In a review of the study for Nature, climate scientist Karsten Hausten from Germany's Leipzig University pointed out that "Quilcaille and colleagues' results, as well as the attribution framework that they have developed, provide a tool to continue the legal battle against individual companies and countries."
"This study is a leap forward that could be used to support future climate lawsuits and aid diplomatic negotiations," he wrote. "Finally, it is another reminder that denial and anti-science rhetoric will not make climate liability go away, nor will it reduce the ever-increasing risk to life from heatwaves across our planet."
Hausten was far from alone in recognizing how the new research could contribute to climate cases.
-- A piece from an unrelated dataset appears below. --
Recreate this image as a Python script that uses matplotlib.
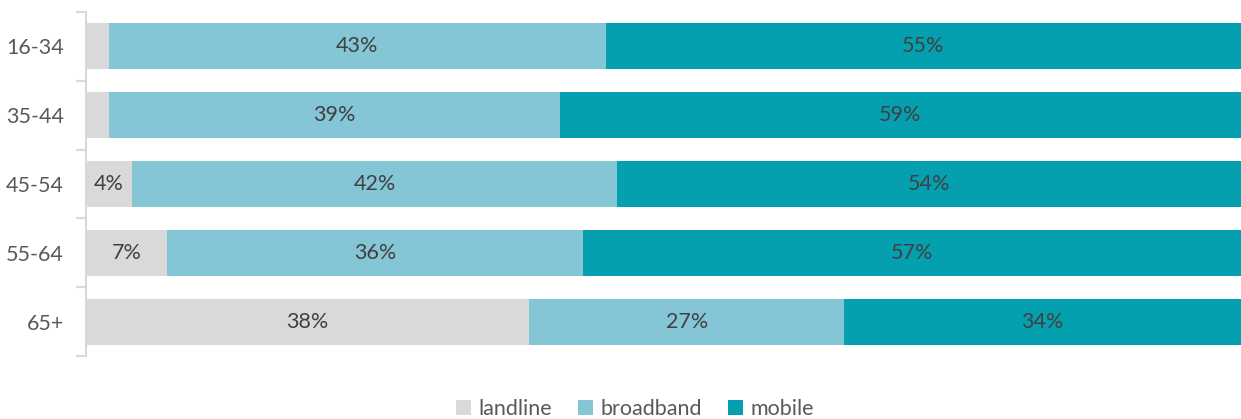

Jessica Wentz, senior fellow at the Sabin Center for Climate Change Law at Columbia University, pointed to the International Court of Justice's landmark advisory opinion from July that countries have a legal obligation to take cooperative action against the global crisis.
"Initially, when a plaintiff needs to show that they have standing in a case, they have to allege that they have an injury that is traceable to the defendant's conduct," she told CBC, suggesting the new study will help establish that connection.
"The methodologies that underpin these types of findings can also be used in more fungible ways to look at not only the contributions of the carbon majors, but presumably you could use a similar approach to start looking at government," Wentz said.
Christopher Callahan, a scientist at Indiana University Bloomington who has published research showing that economic damages from rising extreme heat can be tied to companies such as Exxon, said that "this study adds to a growing but still small literature showing it's now possible to draw causal connections between individual emitters and the hazards from climate change."
"There is a wealth of evidence now that major fossil fuel producers were aware of climate change before the rest of the public was and used their power and profit to undermine climate action and discredit climate science," he said, adding that it is "morally appropriate" to hold companies accountable for the emissions of their products.
Callahan also gathered some of the relevant research in a series of posts on Bluesky, noting that on the same day that this new study was published, another team "quantified the thousands of heat-related deaths in Zurich, Switzerland that can be attributed to climate change—and showed that dozens of these deaths are due to the emissions from these individual firms."
"Together, this science—and the broader attribution science that preceded it—are building a clear scientific case for climate accountability," he concluded.
Several US states and municipalities in recent years have launched lawsuits and passed legislation designed to make Big Oil pay for driving the deadly climate emergency—and earlier this year, drawing on an essay in the Harvard Environmental Law Review, an American woman filed the first climate-related wrongful death suit against fossil fuel companies.
In a Wednesday statement to The Guardian about the new study, Cassidy DiPaola, a spokesperson for the Make Polluters Pay campaign, said that "we can now point to specific heatwaves and say: 'Saudi Aramco did this. ExxonMobil did this.'"
"When their emissions alone are triggering heatwaves that wouldn't have happened otherwise," she added, "we're talking about real people who died, real crops that failed, and real communities that suffered, all because of decisions made in corporate boardrooms."